▶ _MATERIAL SUPPLIED_

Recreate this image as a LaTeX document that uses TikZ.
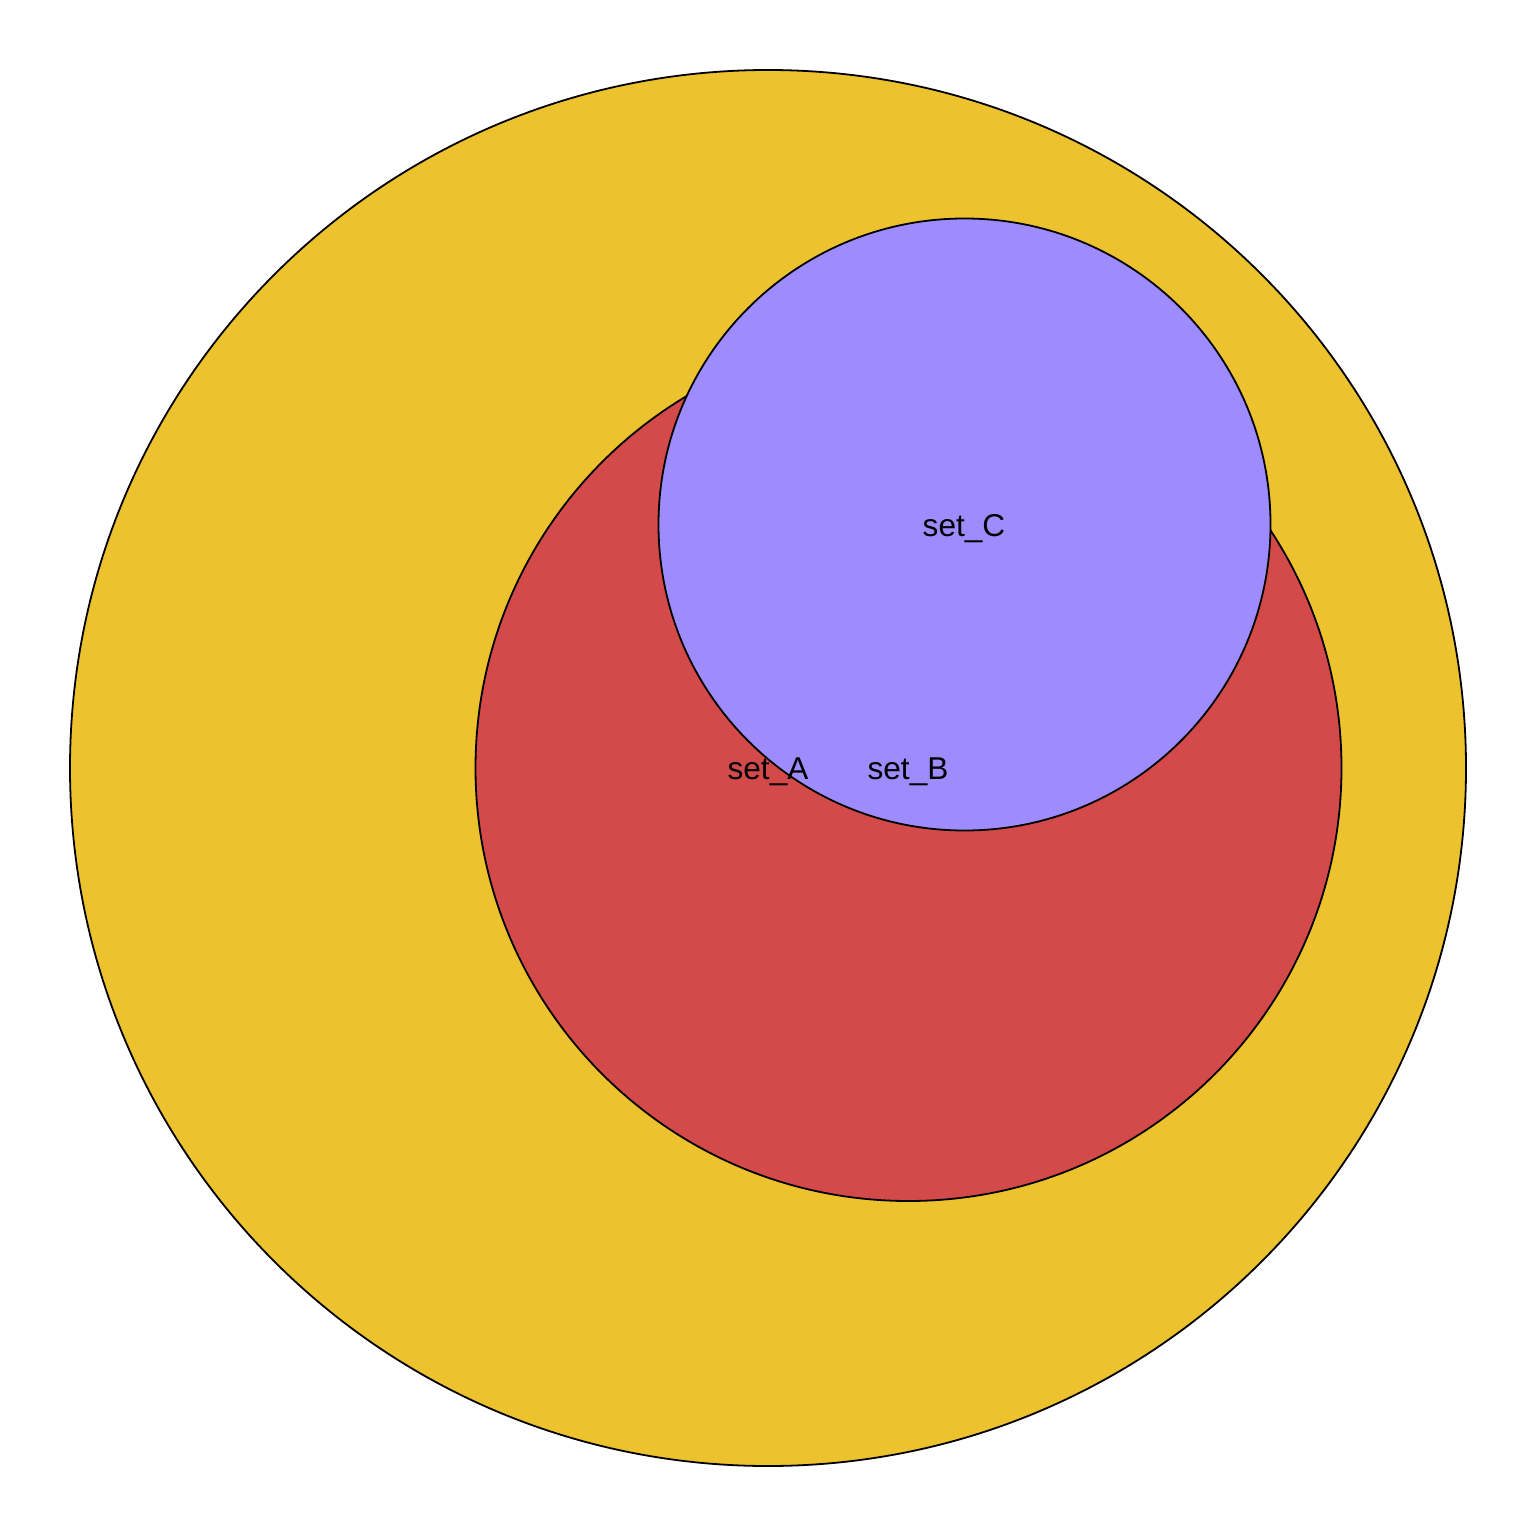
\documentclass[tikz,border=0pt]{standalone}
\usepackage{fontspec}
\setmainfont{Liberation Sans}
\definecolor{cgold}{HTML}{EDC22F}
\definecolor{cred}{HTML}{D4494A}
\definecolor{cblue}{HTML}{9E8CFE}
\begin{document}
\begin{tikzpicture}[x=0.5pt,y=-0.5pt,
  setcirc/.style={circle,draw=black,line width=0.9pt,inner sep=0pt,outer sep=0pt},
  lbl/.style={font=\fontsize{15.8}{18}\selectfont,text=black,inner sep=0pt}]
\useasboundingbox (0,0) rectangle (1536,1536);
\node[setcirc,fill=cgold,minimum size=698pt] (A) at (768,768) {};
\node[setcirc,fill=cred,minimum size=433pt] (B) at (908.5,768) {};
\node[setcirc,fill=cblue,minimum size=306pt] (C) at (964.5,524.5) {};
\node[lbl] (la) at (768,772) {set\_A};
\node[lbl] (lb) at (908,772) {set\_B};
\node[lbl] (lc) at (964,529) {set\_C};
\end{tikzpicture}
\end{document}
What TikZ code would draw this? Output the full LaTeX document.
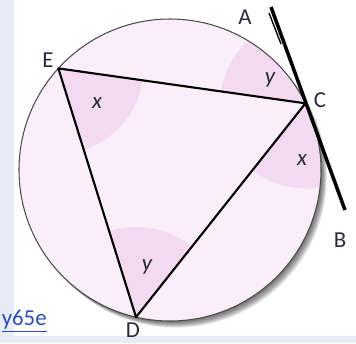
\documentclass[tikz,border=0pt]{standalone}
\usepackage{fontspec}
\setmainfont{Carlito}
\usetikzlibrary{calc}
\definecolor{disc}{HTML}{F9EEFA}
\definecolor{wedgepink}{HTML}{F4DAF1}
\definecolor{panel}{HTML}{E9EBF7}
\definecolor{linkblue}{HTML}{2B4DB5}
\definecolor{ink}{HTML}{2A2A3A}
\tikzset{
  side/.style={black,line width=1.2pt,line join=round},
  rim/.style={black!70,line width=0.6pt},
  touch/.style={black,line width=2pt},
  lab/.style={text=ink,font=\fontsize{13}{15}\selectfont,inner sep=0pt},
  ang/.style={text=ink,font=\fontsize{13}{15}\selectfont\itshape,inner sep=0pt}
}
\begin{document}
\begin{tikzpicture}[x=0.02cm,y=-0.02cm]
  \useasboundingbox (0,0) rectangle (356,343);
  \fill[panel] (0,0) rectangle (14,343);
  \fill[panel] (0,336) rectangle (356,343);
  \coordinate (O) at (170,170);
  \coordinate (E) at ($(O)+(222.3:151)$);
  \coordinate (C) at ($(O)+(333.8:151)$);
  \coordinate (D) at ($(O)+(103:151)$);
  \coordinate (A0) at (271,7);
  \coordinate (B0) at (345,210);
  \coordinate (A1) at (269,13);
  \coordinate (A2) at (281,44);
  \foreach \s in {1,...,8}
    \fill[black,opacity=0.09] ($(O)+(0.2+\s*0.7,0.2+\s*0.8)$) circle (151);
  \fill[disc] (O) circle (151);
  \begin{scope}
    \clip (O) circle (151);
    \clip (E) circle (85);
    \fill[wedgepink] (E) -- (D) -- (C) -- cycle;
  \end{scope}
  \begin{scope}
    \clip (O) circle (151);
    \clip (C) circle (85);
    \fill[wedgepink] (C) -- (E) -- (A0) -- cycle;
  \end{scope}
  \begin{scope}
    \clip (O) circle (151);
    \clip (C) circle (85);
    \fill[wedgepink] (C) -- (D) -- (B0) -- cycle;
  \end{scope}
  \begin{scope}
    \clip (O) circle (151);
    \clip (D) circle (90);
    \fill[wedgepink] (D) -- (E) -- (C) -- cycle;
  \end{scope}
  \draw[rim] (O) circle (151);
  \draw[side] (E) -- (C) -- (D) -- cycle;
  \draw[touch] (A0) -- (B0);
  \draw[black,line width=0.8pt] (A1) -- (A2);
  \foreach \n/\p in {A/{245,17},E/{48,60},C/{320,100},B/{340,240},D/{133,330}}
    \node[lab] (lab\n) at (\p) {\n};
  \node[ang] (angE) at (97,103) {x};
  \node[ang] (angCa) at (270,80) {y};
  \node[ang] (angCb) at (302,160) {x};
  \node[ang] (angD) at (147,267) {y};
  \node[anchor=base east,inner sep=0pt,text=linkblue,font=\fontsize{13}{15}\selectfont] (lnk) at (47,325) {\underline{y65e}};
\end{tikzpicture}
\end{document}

* * *

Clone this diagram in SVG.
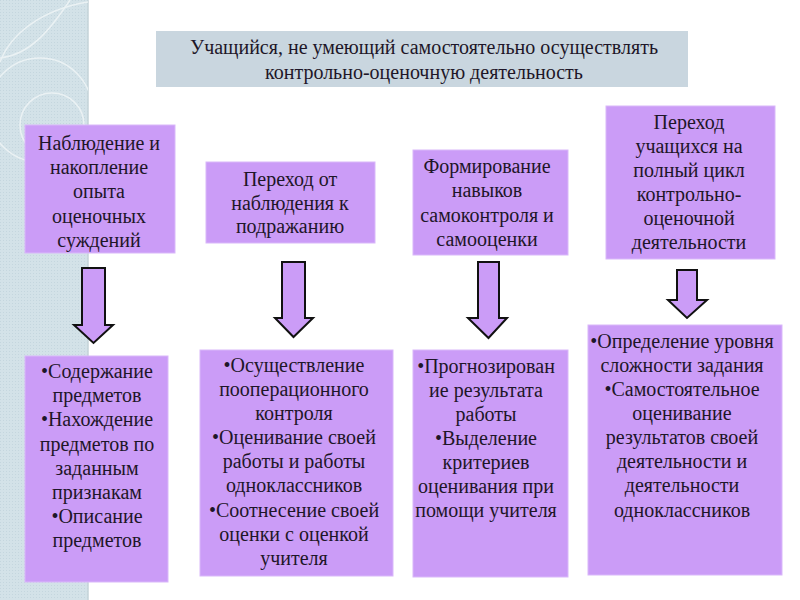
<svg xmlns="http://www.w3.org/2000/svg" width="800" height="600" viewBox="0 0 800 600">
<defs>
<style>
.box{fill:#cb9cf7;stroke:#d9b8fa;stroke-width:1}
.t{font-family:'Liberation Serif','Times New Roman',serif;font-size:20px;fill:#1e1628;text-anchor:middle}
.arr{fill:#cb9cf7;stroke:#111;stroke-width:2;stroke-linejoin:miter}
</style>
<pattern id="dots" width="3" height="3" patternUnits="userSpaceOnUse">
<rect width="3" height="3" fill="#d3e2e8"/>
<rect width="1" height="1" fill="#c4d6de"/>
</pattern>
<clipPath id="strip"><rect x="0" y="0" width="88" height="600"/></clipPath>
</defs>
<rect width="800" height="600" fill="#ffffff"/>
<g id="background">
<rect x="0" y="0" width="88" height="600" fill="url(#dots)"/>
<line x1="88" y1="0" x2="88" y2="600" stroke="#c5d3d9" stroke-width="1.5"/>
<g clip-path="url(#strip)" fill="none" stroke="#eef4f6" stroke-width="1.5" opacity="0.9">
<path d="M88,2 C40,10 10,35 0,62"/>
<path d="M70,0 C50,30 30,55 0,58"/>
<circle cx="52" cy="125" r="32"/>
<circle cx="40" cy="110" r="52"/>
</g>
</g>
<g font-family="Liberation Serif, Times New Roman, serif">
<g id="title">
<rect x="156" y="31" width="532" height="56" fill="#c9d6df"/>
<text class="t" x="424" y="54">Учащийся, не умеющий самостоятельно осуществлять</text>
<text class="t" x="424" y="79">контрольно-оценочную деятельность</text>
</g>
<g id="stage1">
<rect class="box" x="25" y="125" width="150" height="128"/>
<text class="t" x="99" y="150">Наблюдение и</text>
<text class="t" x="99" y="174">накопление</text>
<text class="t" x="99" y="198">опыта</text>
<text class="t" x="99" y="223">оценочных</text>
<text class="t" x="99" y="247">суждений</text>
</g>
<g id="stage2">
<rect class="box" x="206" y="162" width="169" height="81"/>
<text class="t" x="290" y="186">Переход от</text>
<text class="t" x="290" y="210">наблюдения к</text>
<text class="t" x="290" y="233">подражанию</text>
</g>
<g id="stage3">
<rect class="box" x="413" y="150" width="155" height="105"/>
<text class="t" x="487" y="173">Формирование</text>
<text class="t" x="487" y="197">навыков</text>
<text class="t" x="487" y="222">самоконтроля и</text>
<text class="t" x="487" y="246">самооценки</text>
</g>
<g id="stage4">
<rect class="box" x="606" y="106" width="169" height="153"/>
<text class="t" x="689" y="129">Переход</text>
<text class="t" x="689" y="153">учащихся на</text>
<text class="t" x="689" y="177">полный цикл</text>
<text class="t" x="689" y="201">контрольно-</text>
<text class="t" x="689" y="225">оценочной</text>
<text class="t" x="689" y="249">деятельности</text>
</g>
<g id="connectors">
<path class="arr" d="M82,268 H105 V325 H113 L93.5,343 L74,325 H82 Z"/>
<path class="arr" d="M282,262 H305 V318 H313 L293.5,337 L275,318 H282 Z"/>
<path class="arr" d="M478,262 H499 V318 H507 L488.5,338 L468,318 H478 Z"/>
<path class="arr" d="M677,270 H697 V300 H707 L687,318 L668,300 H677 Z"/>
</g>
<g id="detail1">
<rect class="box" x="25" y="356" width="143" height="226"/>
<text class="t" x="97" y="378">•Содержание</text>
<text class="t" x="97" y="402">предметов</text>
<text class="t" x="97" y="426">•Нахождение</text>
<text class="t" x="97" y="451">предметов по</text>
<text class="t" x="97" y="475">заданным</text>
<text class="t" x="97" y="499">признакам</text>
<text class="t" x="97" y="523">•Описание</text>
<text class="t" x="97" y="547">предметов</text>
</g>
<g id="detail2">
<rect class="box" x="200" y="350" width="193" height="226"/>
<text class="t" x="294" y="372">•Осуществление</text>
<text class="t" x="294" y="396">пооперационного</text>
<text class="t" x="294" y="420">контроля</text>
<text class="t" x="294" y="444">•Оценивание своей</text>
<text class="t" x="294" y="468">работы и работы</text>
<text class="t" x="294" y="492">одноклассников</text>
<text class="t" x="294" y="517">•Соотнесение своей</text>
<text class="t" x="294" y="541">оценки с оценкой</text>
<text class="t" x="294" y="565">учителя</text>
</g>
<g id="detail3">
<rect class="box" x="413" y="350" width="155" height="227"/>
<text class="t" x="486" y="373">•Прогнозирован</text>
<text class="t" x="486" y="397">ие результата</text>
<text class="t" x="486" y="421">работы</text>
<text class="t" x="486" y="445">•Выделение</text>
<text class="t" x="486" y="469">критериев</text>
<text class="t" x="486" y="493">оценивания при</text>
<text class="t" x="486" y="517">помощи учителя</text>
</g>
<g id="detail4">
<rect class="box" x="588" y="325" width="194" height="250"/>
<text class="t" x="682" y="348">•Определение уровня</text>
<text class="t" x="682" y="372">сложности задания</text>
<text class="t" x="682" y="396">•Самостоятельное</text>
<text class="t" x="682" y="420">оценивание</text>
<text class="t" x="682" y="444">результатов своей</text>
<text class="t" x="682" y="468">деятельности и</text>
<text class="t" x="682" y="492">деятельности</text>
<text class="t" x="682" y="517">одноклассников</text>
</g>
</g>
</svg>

* * *

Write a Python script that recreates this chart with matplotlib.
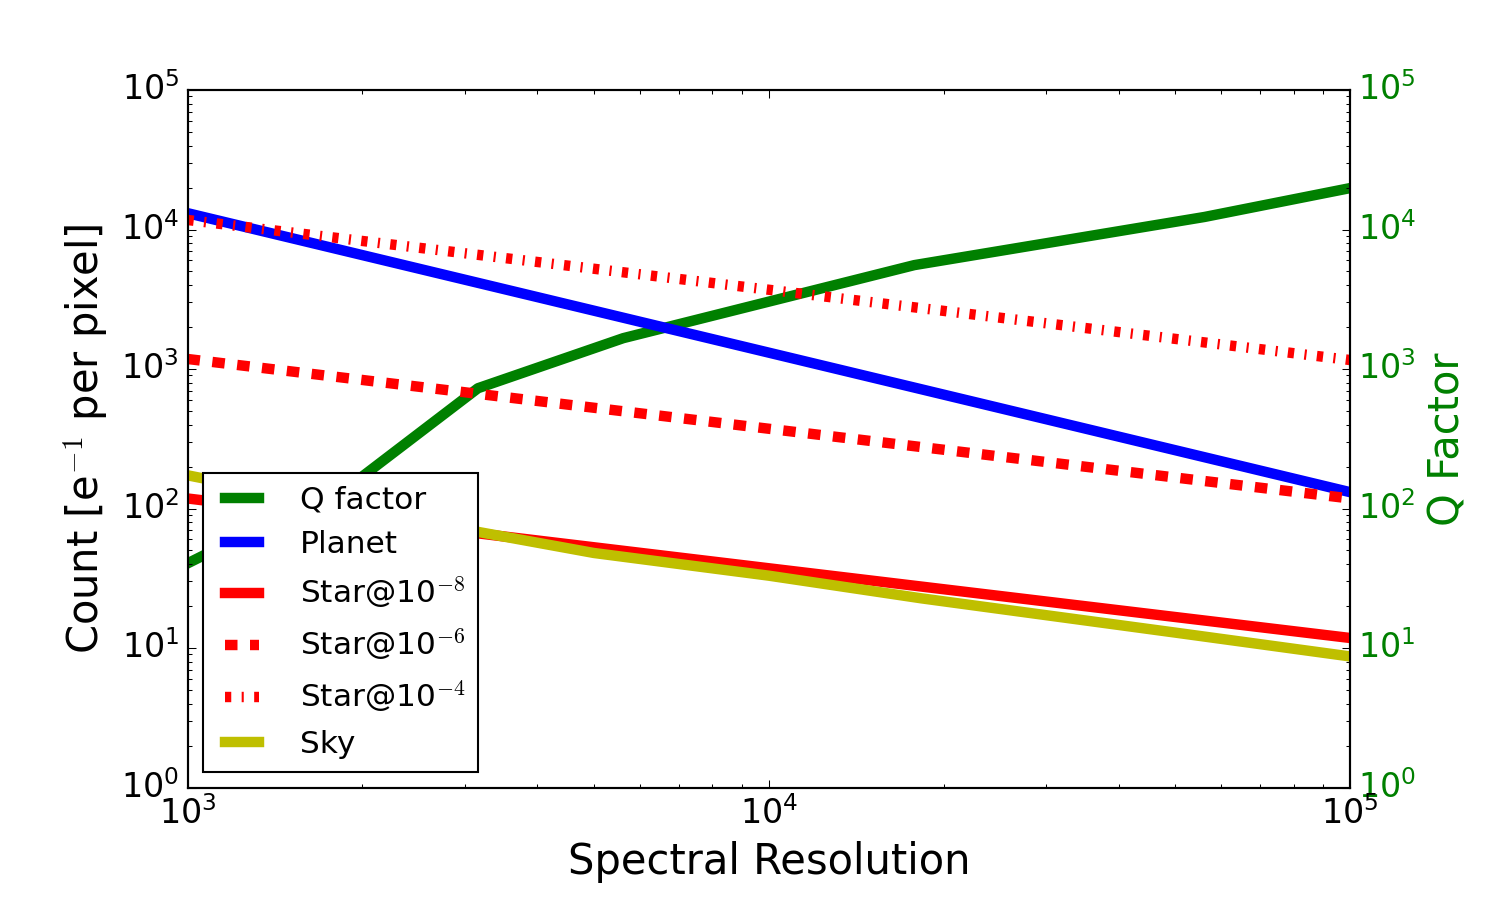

▶ _THE PROBLEM_
In the listing above, locate each line with "this" and copy it.

▶ _TASK RESPONSE_
Recreate this image as a LaTeX document that uses TikZ.
What TikZ code would draw this? Output the full LaTeX document.
Clone this diagram in SVG.
Write a Python script that recreates this chart with matplotlib.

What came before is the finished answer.